The quarterback picture remains unsettled but will be resolved well before fall camp, Faulk said. Returning signal-caller Ashton Strother, who wore No. 15 at Monday's practice, holds the early edge but faces competition from Dillon Compton and Wyatt McCauley. The depth chart on defense needs reshaping after both Ckelby Givens and Jerome Wallace declared for the NFL Draft. Linebacker Markeis Batiste has moved quickly to fill that leadership void, flying around the field and calling out plays in a way that caught the new staff's attention early.

The defense also won the day's competition drill, and Faulk made sure everyone knew it. "Defense won today," he shouted as players clapped. "That means offense, y'all got to run!" The moment drew laughter, but the accountability it carried was deliberate.

Running back Trey Holly, who rushed for 869 yards and nine touchdowns in 11 games last season, ranking fourth in the Southwestern Athletic Conference in both categories, did not enter the transfer portal.
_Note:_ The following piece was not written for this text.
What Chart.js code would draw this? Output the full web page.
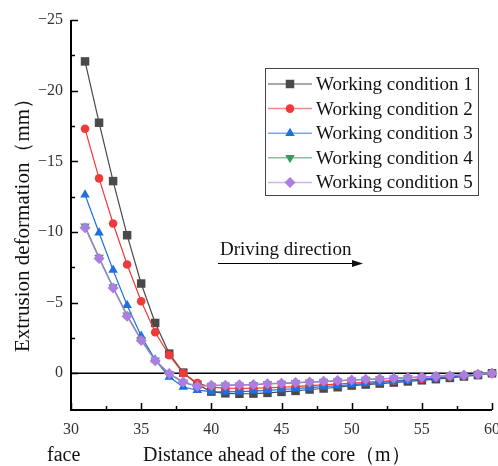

Faulk said he will assist running backs coach Josh Covington with that position group directly.

The coaching staff surrounding Faulk carries its own weight. Curtis Johnson, described as a legend in the football community, joined as Associate Head Coach. Todd Lyght, a former first-round NFL Draft pick and standout cornerback for the Los Angeles Rams, took over as Defensive Coordinator. Ben Miles, son of former LSU head coach Les Miles, and Donald Penn round out a largely new staff assembled to execute Faulk's vision.

Faulk's mid-practice message framed the entire spring ahead: "We're stacking good day after good day. When the time comes to line up, you'll be ready. That's what this is about, competing and making each other better.